> **WHAT YOU WILL DO**
Repeat exactly the lines running from the line that contains "Output the web" to the line that contains "const yLabels = [0, 100, 200, 300];"; include both ends and add nothing.

> **INFORMATION GIVEN**
——————

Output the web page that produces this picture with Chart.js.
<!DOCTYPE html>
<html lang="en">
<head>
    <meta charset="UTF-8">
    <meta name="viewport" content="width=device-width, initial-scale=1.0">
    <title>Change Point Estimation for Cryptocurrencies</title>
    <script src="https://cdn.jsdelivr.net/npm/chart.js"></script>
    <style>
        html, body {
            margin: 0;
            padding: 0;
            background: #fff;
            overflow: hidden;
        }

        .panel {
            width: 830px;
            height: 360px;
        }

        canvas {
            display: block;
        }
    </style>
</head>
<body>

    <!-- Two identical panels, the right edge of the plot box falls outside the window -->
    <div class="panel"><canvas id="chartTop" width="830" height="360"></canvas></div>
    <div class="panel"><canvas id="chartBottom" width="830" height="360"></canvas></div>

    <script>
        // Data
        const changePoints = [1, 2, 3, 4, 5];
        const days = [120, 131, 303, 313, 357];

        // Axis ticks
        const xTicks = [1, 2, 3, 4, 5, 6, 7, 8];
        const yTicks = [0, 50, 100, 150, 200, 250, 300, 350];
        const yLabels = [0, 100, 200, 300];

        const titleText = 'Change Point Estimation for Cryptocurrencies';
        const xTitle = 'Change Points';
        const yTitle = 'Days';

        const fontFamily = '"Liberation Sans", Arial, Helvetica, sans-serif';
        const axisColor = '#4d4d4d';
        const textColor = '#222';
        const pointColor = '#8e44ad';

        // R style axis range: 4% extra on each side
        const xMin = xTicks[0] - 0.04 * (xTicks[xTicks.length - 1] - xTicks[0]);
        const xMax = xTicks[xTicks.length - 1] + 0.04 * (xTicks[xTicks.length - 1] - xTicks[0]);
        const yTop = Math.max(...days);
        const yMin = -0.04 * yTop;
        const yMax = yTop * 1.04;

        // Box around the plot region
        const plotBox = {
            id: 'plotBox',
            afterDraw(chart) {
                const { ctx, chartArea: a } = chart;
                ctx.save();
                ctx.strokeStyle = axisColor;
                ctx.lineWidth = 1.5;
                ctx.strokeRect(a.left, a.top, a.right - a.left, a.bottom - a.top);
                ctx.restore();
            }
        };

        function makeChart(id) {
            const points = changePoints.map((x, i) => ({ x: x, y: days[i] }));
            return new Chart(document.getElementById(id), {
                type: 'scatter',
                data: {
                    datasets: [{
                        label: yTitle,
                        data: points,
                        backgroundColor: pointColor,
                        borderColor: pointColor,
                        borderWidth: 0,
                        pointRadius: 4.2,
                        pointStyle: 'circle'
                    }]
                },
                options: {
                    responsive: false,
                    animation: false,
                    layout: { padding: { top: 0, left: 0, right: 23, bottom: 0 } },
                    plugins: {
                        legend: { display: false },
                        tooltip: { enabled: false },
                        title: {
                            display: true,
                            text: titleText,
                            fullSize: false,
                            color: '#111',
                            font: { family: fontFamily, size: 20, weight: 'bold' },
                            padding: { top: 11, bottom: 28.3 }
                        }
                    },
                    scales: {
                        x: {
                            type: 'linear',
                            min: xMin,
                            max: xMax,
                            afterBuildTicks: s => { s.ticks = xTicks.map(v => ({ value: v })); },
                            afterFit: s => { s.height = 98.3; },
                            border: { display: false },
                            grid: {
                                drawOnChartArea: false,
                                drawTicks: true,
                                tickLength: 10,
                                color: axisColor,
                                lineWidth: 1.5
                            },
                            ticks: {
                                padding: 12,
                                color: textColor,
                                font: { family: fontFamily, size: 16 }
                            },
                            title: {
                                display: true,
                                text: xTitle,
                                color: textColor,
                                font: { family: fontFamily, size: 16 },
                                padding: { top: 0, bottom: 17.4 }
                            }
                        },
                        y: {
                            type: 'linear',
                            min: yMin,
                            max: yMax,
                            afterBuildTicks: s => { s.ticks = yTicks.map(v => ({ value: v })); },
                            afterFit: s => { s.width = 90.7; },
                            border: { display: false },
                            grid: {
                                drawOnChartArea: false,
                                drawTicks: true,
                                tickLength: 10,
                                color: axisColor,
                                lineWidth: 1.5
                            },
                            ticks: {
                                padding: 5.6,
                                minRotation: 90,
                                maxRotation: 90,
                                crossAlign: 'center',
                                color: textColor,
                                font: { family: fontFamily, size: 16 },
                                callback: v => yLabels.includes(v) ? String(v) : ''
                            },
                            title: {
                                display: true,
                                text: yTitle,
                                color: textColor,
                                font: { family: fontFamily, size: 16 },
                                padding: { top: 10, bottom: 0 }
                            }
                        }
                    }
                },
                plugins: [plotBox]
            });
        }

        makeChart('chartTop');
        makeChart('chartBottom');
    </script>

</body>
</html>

——————

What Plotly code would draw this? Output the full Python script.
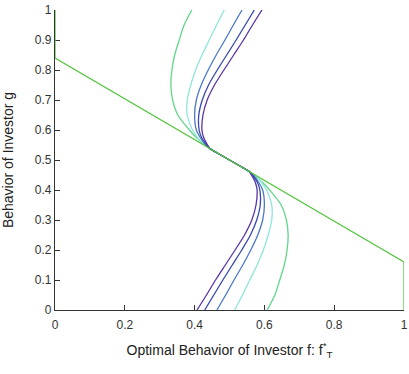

——————

> **THE SOLUTION**
Output the web page that produces this picture with Chart.js.
<!DOCTYPE html>
<html lang="en">
<head>
    <meta charset="UTF-8">
    <meta name="viewport" content="width=device-width, initial-scale=1.0">
    <title>Change Point Estimation for Cryptocurrencies</title>
    <script src="https://cdn.jsdelivr.net/npm/chart.js"></script>
    <style>
        html, body {
            margin: 0;
            padding: 0;
            background: #fff;
            overflow: hidden;
        }

        .panel {
            width: 830px;
            height: 360px;
        }

        canvas {
            display: block;
        }
    </style>
</head>
<body>

    <!-- Two identical panels, the right edge of the plot box falls outside the window -->
    <div class="panel"><canvas id="chartTop" width="830" height="360"></canvas></div>
    <div class="panel"><canvas id="chartBottom" width="830" height="360"></canvas></div>

    <script>
        // Data
        const changePoints = [1, 2, 3, 4, 5];
        const days = [120, 131, 303, 313, 357];

        // Axis ticks
        const xTicks = [1, 2, 3, 4, 5, 6, 7, 8];
        const yTicks = [0, 50, 100, 150, 200, 250, 300, 350];
        const yLabels = [0, 100, 200, 300];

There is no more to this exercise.